No Moon
In facing head-on the problem of the Romans neither depicting violet in their renditions of rainbows nor mentioning violet once in the totality if their surviving script, the simplest answer must indeed be granted due consideration. That violet, in Rome, in the early centuries, did not exist.
Against all odds, we find ourselves here. What circumstances conspired to make this moment together possible? What daughters and sons came through this world, what indignities were suffered and graces bestowed, what dynasties toppled and continents rose from seas, what stars bore their children in their incendiary bellies—and now us? How unlikely that we were even blessed with the opportunity to wake again on the morning of this day.
Of what are we the consequences? And the consequences of our actions—what of them? We suspect ourselves inconsequential. But some whisper of a time when what we did mattered. Mattered to the grandchildren as-yet unborn, mattered to the birds in their natal webs of sticks, mattered to the whales and the invisible ones and those gone before—mattered to the world. A time when it took a song and a tear to bring up the moon—and without that song and that tear: no moon.
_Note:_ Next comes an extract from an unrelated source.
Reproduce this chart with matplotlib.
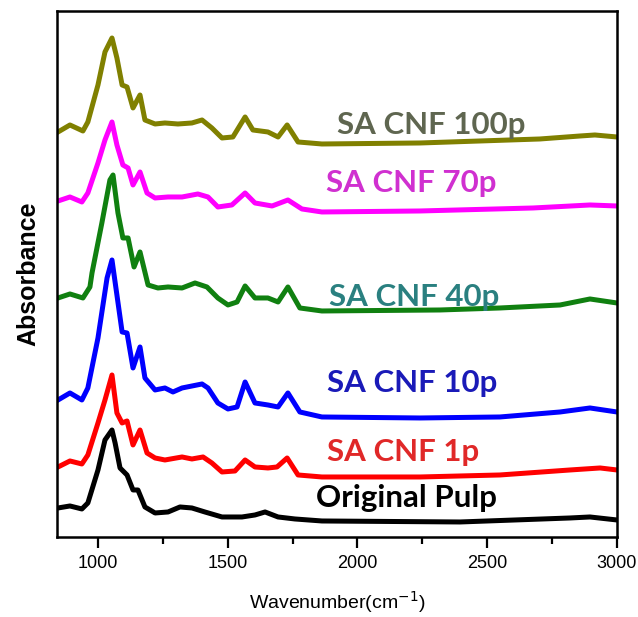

Gratitudes blessed Universal Source, which among your manifestations birthed delight, pleasure, mirth, solidarity, friendship, and festivity, and which grew each of these two beings who feel stir within themselves an inferno of love. Let there soon be heard through the streets and over the countryside the rapturous cries from the marriage bed, the celebratory song of youth feasting upon each other’s light. Blessed is the joy of lovers in love with each other and in love with this world.